The Land Conversation

342 Kellogg Ave — $18,888,000 | 5bd/4ba · 2,859 sqft · 26,388 sqft lot · Annie Watson, Coldwell Banker

Old Palo Alto land at $18.888M which, for context, starts to look almost measured next to the $24M Bryant Street deal we discussed back in May. The existing house has genuine quirks that I actually appreciated. The original structure and its addition have a character that, with vision, could find its way into any new building plans rather than simply being cleared. The mature redwoods on the lot aren’t moving, but they can be worked around and ultimately become an asset rather than a constraint. This feels like a property where a family has built decades of memories, and the right buyer will honor that while building the next chapter.
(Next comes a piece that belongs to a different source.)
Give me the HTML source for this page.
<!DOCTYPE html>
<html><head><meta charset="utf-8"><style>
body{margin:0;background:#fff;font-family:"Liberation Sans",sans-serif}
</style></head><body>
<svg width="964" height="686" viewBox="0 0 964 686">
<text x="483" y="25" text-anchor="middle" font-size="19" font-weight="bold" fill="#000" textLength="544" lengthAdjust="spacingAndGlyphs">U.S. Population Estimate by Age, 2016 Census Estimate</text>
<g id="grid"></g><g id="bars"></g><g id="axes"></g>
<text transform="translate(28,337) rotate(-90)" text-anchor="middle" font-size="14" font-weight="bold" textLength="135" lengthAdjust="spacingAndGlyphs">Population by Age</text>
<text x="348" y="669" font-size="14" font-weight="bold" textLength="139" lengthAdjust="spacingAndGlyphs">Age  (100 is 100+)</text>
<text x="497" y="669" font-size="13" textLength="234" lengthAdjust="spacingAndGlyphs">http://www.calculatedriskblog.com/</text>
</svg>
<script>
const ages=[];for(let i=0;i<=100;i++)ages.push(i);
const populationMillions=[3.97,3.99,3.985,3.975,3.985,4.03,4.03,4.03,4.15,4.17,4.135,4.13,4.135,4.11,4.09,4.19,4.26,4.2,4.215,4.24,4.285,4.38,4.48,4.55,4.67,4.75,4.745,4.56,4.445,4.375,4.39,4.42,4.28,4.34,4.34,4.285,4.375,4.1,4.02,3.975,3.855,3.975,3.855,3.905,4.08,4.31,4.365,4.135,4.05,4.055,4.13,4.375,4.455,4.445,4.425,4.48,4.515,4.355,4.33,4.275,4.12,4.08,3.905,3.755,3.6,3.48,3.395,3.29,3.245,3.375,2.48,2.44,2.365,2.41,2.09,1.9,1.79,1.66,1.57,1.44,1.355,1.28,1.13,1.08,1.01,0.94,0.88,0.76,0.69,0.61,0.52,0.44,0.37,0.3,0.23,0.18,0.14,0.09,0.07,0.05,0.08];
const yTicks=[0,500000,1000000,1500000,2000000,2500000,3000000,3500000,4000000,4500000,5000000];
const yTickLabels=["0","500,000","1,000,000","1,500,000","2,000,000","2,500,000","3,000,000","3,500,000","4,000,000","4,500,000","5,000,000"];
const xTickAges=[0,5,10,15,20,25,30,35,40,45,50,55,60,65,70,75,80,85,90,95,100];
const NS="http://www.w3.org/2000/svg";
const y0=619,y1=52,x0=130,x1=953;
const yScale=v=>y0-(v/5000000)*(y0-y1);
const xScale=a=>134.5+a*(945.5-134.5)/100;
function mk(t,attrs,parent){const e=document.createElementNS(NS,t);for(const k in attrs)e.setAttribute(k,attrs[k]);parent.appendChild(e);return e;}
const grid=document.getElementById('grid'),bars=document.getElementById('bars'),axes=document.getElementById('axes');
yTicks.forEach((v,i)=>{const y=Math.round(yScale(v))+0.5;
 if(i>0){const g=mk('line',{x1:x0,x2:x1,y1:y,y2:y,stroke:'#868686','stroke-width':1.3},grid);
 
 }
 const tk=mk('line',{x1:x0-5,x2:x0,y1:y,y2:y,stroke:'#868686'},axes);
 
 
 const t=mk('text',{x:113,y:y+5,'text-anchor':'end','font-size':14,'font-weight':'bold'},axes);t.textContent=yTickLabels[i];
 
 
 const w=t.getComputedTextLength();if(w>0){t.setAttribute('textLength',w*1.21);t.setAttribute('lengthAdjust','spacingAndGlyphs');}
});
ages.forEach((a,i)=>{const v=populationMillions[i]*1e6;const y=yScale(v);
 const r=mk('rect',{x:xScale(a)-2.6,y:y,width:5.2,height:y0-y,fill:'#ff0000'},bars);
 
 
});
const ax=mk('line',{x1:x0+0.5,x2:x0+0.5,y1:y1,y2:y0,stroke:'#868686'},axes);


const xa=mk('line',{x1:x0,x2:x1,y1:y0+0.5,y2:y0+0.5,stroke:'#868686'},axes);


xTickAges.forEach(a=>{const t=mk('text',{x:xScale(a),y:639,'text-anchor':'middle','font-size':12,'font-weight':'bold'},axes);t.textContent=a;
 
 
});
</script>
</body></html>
For developers and buyers exploring Old Palo Alto real estate opportunities at this scale, land of this caliber rarely surfaces.

Also on Tour

1545–1565 Stanford Ave — $4,750,000 | 4bd/4.5ba · 2,226 sqft · 9,375 sqft lot · Kelly Griggs, Coldwell Banker.

746 Santa Ynez St — $5,300,000 | 6bd/3.5ba · 4,010 sqft · 50,300 sqft lot · Chris Iverson, Golden Gate Sotheby’s.
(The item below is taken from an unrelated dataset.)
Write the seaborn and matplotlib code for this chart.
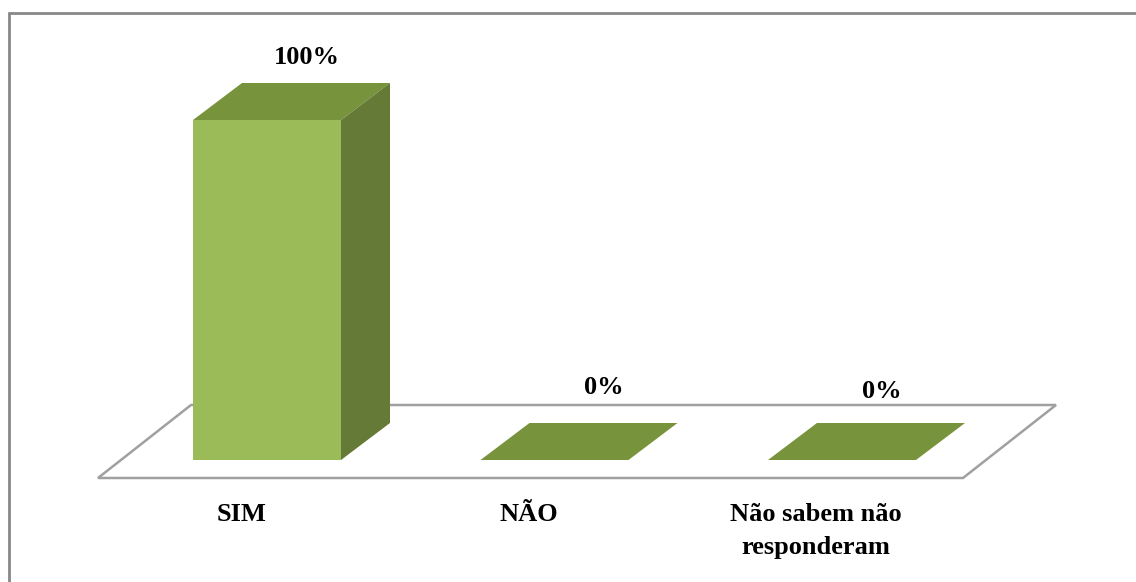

1875 University Ave — $3,998,000 | 5bd/4ba · 3,274 sqft · 12,862 sqft lot · Annie Watson, Coldwell Banker.

3057 South Ct — $3,195,000 | 3bd/1.5ba · 1,228 sqft · 6,456 sqft lot · Timothy Foy, Midtown Realty.

2355 Louis Rd — $3,395,000 | 4bd/2ba · 1,260 sqft · 7,496 sqft lot · Tommy Derrick, Broker.

566 Everett Ave — $2,810,000 | 4bd/1.5ba · 1,008 sqft · 5,000 sqft lot · Jen Sullivan, Compass.

1017 Oregon Ave — $2,395,000 | 2bd/1ba · 1,133 sqft · 5,663 sqft lot · Kelly Kim, Coldwell Banker.

360 Fernando Ave — $1,930,000 | 2bd/1.5ba · 903 sqft · 3,045 sqft lot · DeLeon Team.

410 Sheridan Ave #444 — $885,000 | 1bd/1ba · 804 sqft · Condo · Jennifer Buenrostro, Compass. Price reduced $113K from $998,000. 

444 San Antonio Rd #7B — $1,650,000 | 2bd/2.5ba · 1,556 sqft · Townhome · Mike Aranda, Guide Real Estate.

1982 W Bayshore Rd #219, East Palo Alto — $735,000 | 2bd/2ba · 1,186 sqft · Condo · Timothy Trailer, Compass.